==== GIVEN RECORDS ====

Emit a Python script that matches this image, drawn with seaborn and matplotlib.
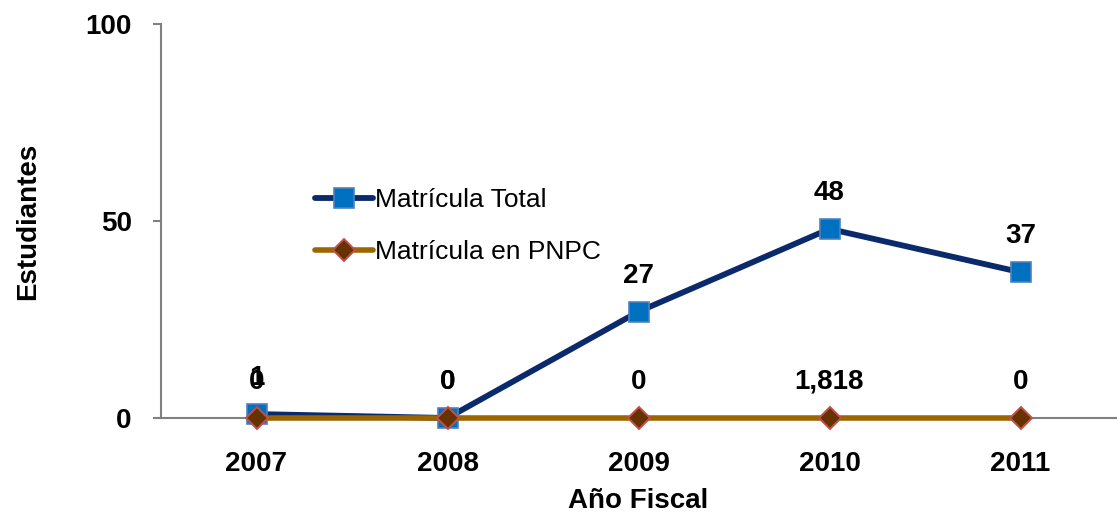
import matplotlib
matplotlib.use("Agg")
import matplotlib.pyplot as plt
import seaborn as sns
import pandas as pd
from matplotlib import font_manager

years = ["2007", "2008", "2009", "2010", "2011"]
total_vals = [1, 0, 27, 48, 37]
pnpc_vals = [0, 0, 0, 0, 0]
total_labels = ["1", "0", "27", "48", "37"]
pnpc_labels = ["0", "0", "0", "1,818", "0"]
yticks = [0, 50, 100]

sns.set_style("white")
names = {f.name for f in font_manager.fontManager.ttflist}
fam = ["Liberation Sans Narrow"] if "Liberation Sans Narrow" in names else []
plt.rcParams["font.family"] = fam + ["Liberation Sans", "DejaVu Sans"]
plt.rcParams["text.color"] = "black"
plt.rcParams["axes.labelcolor"] = "black"
plt.rcParams["xtick.labelcolor"] = "black"
plt.rcParams["ytick.labelcolor"] = "black"

fig = plt.figure(figsize=(11.17, 5.17), dpi=100)
ax = fig.add_axes([161/1117, 1-418/517, (1116-161)/1117, (418-24)/517])

df = pd.DataFrame({"Año": years, "Total": total_vals, "PNPC": pnpc_vals})

sns.lineplot(data=df, x="Año", y="Total", ax=ax, color="#0B2A6B", linewidth=4.2,
             marker="s", markersize=14, markerfacecolor="#0070C0",
             markeredgecolor="#4F81BD", markeredgewidth=1.2,
             label="Matrícula Total", zorder=3, clip_on=False)
sns.lineplot(data=df, x="Año", y="PNPC", ax=ax, color="#9C6500", linewidth=4.0,
             marker="D", markersize=11, markerfacecolor="#663300",
             markeredgecolor="#C0504D", markeredgewidth=1.4,
             label="Matrícula en PNPC", zorder=4, clip_on=False)

for i, (v, t) in enumerate(zip(total_vals, total_labels)):
    ax.annotate(t, (i, v), xytext=(0, 26), textcoords="offset points",
                ha="center", va="center", fontsize=20, fontweight="bold", color="black")
for i, (v, t) in enumerate(zip(pnpc_vals, pnpc_labels)):
    ax.annotate(t, (i, v), xytext=(0, 26), textcoords="offset points",
                ha="center", va="center", fontsize=20, fontweight="bold", color="black")

ax.set_xlim(-0.5, 4.5)
ax.set_ylim(0, 100)
ax.set_yticks(yticks)
ax.set_yticklabels([str(y) for y in yticks], fontsize=20, fontweight="bold")
ax.set_xticks(range(len(years)))
ax.set_xticklabels(years, fontsize=20, fontweight="bold")
ax.set_xticks([i - 0.5 for i in range(len(years) + 1)], minor=True)
ax.tick_params(axis="x", which="major", length=0, pad=24)
ax.tick_params(axis="x", which="minor", length=6, width=1.5, color="#808080", direction="out")
ax.tick_params(axis="y", which="major", length=6, width=1.5, color="#808080", direction="out", pad=15, left=True)

for s in ["top", "right"]:
    ax.spines[s].set_visible(False)
for s in ["left", "bottom"]:
    ax.spines[s].set_color("#808080")
    ax.spines[s].set_linewidth(1.5)

ax.set_xlabel("Año Fiscal", fontsize=20, fontweight="bold", labelpad=8)
ax.set_ylabel("Estudiantes", fontsize=20, fontweight="bold", labelpad=32)

leg = ax.legend(loc="upper left", bbox_to_anchor=(302/1117, 1-175/517),
                bbox_transform=fig.transFigure, frameon=False, fontsize=19,
                handlelength=2.2, handletextpad=0.05, labelspacing=1.07, borderpad=0)

fig.savefig("out.png", dpi=100)
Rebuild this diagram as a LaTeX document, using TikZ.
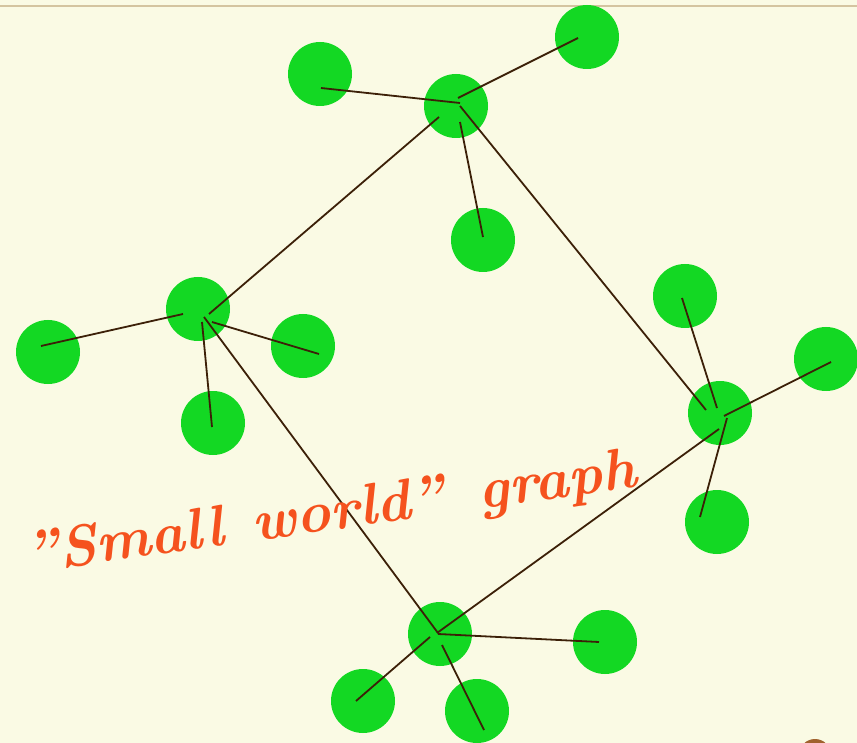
\documentclass[tikz,border=0pt]{standalone}
\definecolor{paper}{RGB}{250,250,228}
\definecolor{rulebeige}{RGB}{212,196,160}
\definecolor{nodegreen}{RGB}{19,216,35}
\definecolor{linkbrown}{RGB}{60,32,8}
\definecolor{inkorange}{RGB}{245,82,30}
\definecolor{cornerbrown}{RGB}{160,98,46}
\begin{document}
\begin{tikzpicture}[x=1pt,y=-1pt,
    dot/.style={circle,fill=nodegreen,minimum size=64pt,inner sep=0pt},
    link/.style={draw=linkbrown,line width=1.8pt}]
    \useasboundingbox (0,0) rectangle (857,743);
    \clip (0,0) rectangle (857,743);
    \fill[paper] (0,0) rectangle (857,743);
    \draw[rulebeige,line width=2.5pt] (0,6) -- (857,6);
    \fill[cornerbrown] (815,755) circle (16pt);
    % Hubs
    \node[dot] (hubT) at (456,106) {};
    \node[dot] (hubL) at (198,309) {};
    \node[dot] (hubR) at (720,413) {};
    \node[dot] (hubB) at (440,634) {};
    % Leaves round each hub
    \foreach \n/\x/\y in {tA/320/74, tB/587/37, tC/483/240,
                          lA/48/352, lB/303/346, lC/213/423,
                          rA/685/296, rB/826/359, rC/717/522,
                          bA/605/642, bB/363/701, bC/477/711} {
      \node[dot] (\n) at (\x,\y) {};
    }
    % Spokes of the top hub
    \draw[link] ([shift={(4,-3)}]hubT.center) -- ([shift={(1,14)}]tA.center);
    \draw[link] ([shift={(2,-8)}]hubT.center) -- ([shift={(-9,1)}]tB.center);
    \draw[link] ([shift={(4,16)}]hubT.center) -- ([shift={(0,-3)}]tC.center);
    % Spokes of the left hub
    \draw[link] ([shift={(-15,5)}]hubL.center) -- ([shift={(-7,-6)}]lA.center);
    \draw[link] ([shift={(14,13)}]hubL.center) -- ([shift={(16,8)}]lB.center);
    \draw[link] ([shift={(4,13)}]hubL.center) -- ([shift={(-1,4)}]lC.center);
    % Spokes of the right hub
    \draw[link] ([shift={(-3,-5)}]hubR.center) -- ([shift={(-3,2)}]rA.center);
    \draw[link] ([shift={(4,3)}]hubR.center) -- ([shift={(5,3)}]rB.center);
    \draw[link] ([shift={(7,5)}]hubR.center) -- ([shift={(-17,-5)}]rC.center);
    % Spokes of the bottom hub
    \draw[link] ([shift={(-2,0)}]hubB.center) -- ([shift={(-6,0)}]bA.center);
    \draw[link] ([shift={(-10,3)}]hubB.center) -- ([shift={(-7,0)}]bB.center);
    \draw[link] ([shift={(2,11)}]hubB.center) -- ([shift={(7,19)}]bC.center);
    % Long links between the hubs
    \draw[link] ([shift={(-17,11)}]hubT.center) -- ([shift={(11,5)}]hubL.center);
    \draw[link] ([shift={(4,0)}]hubT.center) -- ([shift={(-14,-3)}]hubR.center);
    \draw[link] ([shift={(6,8)}]hubL.center) -- ([shift={(-2,-1)}]hubB.center);
    \draw[link] ([shift={(-1,16)}]hubR.center) -- ([shift={(-3,-1)}]hubB.center);
    % Caption
    \node[text=inkorange,font=\bfseries\itshape\fontsize{58}{58}\selectfont,rotate=8,anchor=base]
      (caption) at (333,530) {"Small\hspace{0.5em}world"\hspace{0.6em}graph};
\end{tikzpicture}
\end{document}
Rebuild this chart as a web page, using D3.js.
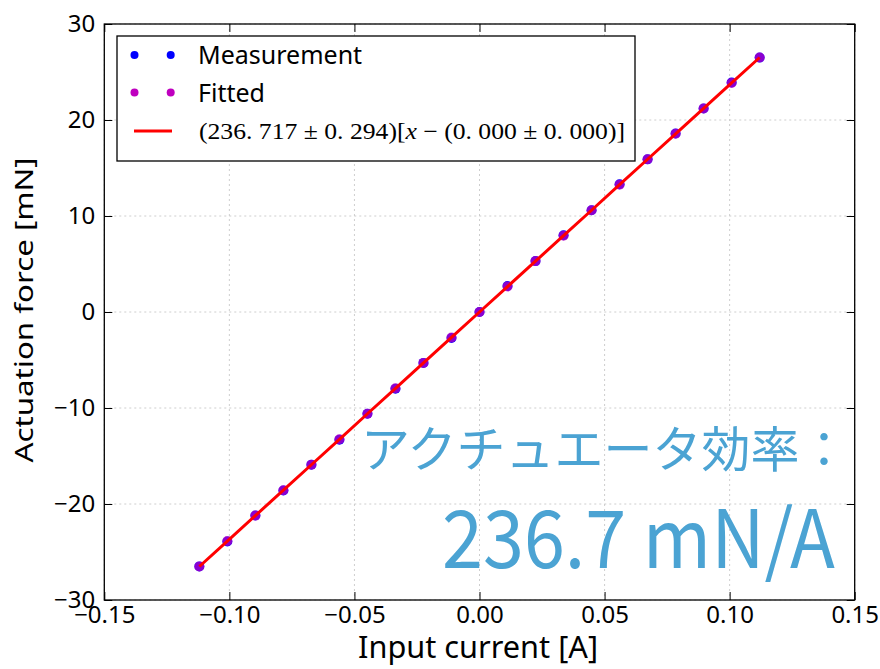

====

## WHAT IS BEING ASKED:
Will you restate every entry word for word and omit the images?

## RESPONSE:
Emit a Python script that matches this image, drawn with seaborn and matplotlib.
import matplotlib
matplotlib.use("Agg")
import matplotlib.pyplot as plt
import seaborn as sns
import pandas as pd
from matplotlib import font_manager

years = ["2007", "2008", "2009", "2010", "2011"]
total_vals = [1, 0, 27, 48, 37]
pnpc_vals = [0, 0, 0, 0, 0]
total_labels = ["1", "0", "27", "48", "37"]
pnpc_labels = ["0", "0", "0", "1,818", "0"]
yticks = [0, 50, 100]

sns.set_style("white")
names = {f.name for f in font_manager.fontManager.ttflist}
fam = ["Liberation Sans Narrow"] if "Liberation Sans Narrow" in names else []
plt.rcParams["font.family"] = fam + ["Liberation Sans", "DejaVu Sans"]
plt.rcParams["text.color"] = "black"
plt.rcParams["axes.labelcolor"] = "black"
plt.rcParams["xtick.labelcolor"] = "black"
plt.rcParams["ytick.labelcolor"] = "black"

fig = plt.figure(figsize=(11.17, 5.17), dpi=100)
ax = fig.add_axes([161/1117, 1-418/517, (1116-161)/1117, (418-24)/517])

df = pd.DataFrame({"Año": years, "Total": total_vals, "PNPC": pnpc_vals})

sns.lineplot(data=df, x="Año", y="Total", ax=ax, color="#0B2A6B", linewidth=4.2,
             marker="s", markersize=14, markerfacecolor="#0070C0",
             markeredgecolor="#4F81BD", markeredgewidth=1.2,
             label="Matrícula Total", zorder=3, clip_on=False)
sns.lineplot(data=df, x="Año", y="PNPC", ax=ax, color="#9C6500", linewidth=4.0,
             marker="D", markersize=11, markerfacecolor="#663300",
             markeredgecolor="#C0504D", markeredgewidth=1.4,
             label="Matrícula en PNPC", zorder=4, clip_on=False)

for i, (v, t) in enumerate(zip(total_vals, total_labels)):
    ax.annotate(t, (i, v), xytext=(0, 26), textcoords="offset points",
                ha="center", va="center", fontsize=20, fontweight="bold", color="black")
for i, (v, t) in enumerate(zip(pnpc_vals, pnpc_labels)):
    ax.annotate(t, (i, v), xytext=(0, 26), textcoords="offset points",
                ha="center", va="center", fontsize=20, fontweight="bold", color="black")

ax.set_xlim(-0.5, 4.5)
ax.set_ylim(0, 100)
ax.set_yticks(yticks)
ax.set_yticklabels([str(y) for y in yticks], fontsize=20, fontweight="bold")
ax.set_xticks(range(len(years)))
ax.set_xticklabels(years, fontsize=20, fontweight="bold")
ax.set_xticks([i - 0.5 for i in range(len(years) + 1)], minor=True)
ax.tick_params(axis="x", which="major", length=0, pad=24)
ax.tick_params(axis="x", which="minor", length=6, width=1.5, color="#808080", direction="out")
ax.tick_params(axis="y", which="major", length=6, width=1.5, color="#808080", direction="out", pad=15, left=True)

for s in ["top", "right"]:
    ax.spines[s].set_visible(False)
for s in ["left", "bottom"]:
    ax.spines[s].set_color("#808080")
    ax.spines[s].set_linewidth(1.5)

ax.set_xlabel("Año Fiscal", fontsize=20, fontweight="bold", labelpad=8)
ax.set_ylabel("Estudiantes", fontsize=20, fontweight="bold", labelpad=32)

leg = ax.legend(loc="upper left", bbox_to_anchor=(302/1117, 1-175/517),
                bbox_transform=fig.transFigure, frameon=False, fontsize=19,
                handlelength=2.2, handletextpad=0.05, labelspacing=1.07, borderpad=0)

fig.savefig("out.png", dpi=100)
Rebuild this diagram as a LaTeX document, using TikZ.
\documentclass[tikz,border=0pt]{standalone}
\definecolor{paper}{RGB}{250,250,228}
\definecolor{rulebeige}{RGB}{212,196,160}
\definecolor{nodegreen}{RGB}{19,216,35}
\definecolor{linkbrown}{RGB}{60,32,8}
\definecolor{inkorange}{RGB}{245,82,30}
\definecolor{cornerbrown}{RGB}{160,98,46}
\begin{document}
\begin{tikzpicture}[x=1pt,y=-1pt,
    dot/.style={circle,fill=nodegreen,minimum size=64pt,inner sep=0pt},
    link/.style={draw=linkbrown,line width=1.8pt}]
    \useasboundingbox (0,0) rectangle (857,743);
    \clip (0,0) rectangle (857,743);
    \fill[paper] (0,0) rectangle (857,743);
    \draw[rulebeige,line width=2.5pt] (0,6) -- (857,6);
    \fill[cornerbrown] (815,755) circle (16pt);
    % Hubs
    \node[dot] (hubT) at (456,106) {};
    \node[dot] (hubL) at (198,309) {};
    \node[dot] (hubR) at (720,413) {};
    \node[dot] (hubB) at (440,634) {};
    % Leaves round each hub
    \foreach \n/\x/\y in {tA/320/74, tB/587/37, tC/483/240,
                          lA/48/352, lB/303/346, lC/213/423,
                          rA/685/296, rB/826/359, rC/717/522,
                          bA/605/642, bB/363/701, bC/477/711} {
      \node[dot] (\n) at (\x,\y) {};
    }
    % Spokes of the top hub
    \draw[link] ([shift={(4,-3)}]hubT.center) -- ([shift={(1,14)}]tA.center);
    \draw[link] ([shift={(2,-8)}]hubT.center) -- ([shift={(-9,1)}]tB.center);
    \draw[link] ([shift={(4,16)}]hubT.center) -- ([shift={(0,-3)}]tC.center);
    % Spokes of the left hub
    \draw[link] ([shift={(-15,5)}]hubL.center) -- ([shift={(-7,-6)}]lA.center);
    \draw[link] ([shift={(14,13)}]hubL.center) -- ([shift={(16,8)}]lB.center);
    \draw[link] ([shift={(4,13)}]hubL.center) -- ([shift={(-1,4)}]lC.center);
    % Spokes of the right hub
    \draw[link] ([shift={(-3,-5)}]hubR.center) -- ([shift={(-3,2)}]rA.center);
    \draw[link] ([shift={(4,3)}]hubR.center) -- ([shift={(5,3)}]rB.center);
    \draw[link] ([shift={(7,5)}]hubR.center) -- ([shift={(-17,-5)}]rC.center);
    % Spokes of the bottom hub
    \draw[link] ([shift={(-2,0)}]hubB.center) -- ([shift={(-6,0)}]bA.center);
    \draw[link] ([shift={(-10,3)}]hubB.center) -- ([shift={(-7,0)}]bB.center);
    \draw[link] ([shift={(2,11)}]hubB.center) -- ([shift={(7,19)}]bC.center);
    % Long links between the hubs
    \draw[link] ([shift={(-17,11)}]hubT.center) -- ([shift={(11,5)}]hubL.center);
    \draw[link] ([shift={(4,0)}]hubT.center) -- ([shift={(-14,-3)}]hubR.center);
    \draw[link] ([shift={(6,8)}]hubL.center) -- ([shift={(-2,-1)}]hubB.center);
    \draw[link] ([shift={(-1,16)}]hubR.center) -- ([shift={(-3,-1)}]hubB.center);
    % Caption
    \node[text=inkorange,font=\bfseries\itshape\fontsize{58}{58}\selectfont,rotate=8,anchor=base]
      (caption) at (333,530) {"Small\hspace{0.5em}world"\hspace{0.6em}graph};
\end{tikzpicture}
\end{document}
Rebuild this chart as a web page, using D3.js.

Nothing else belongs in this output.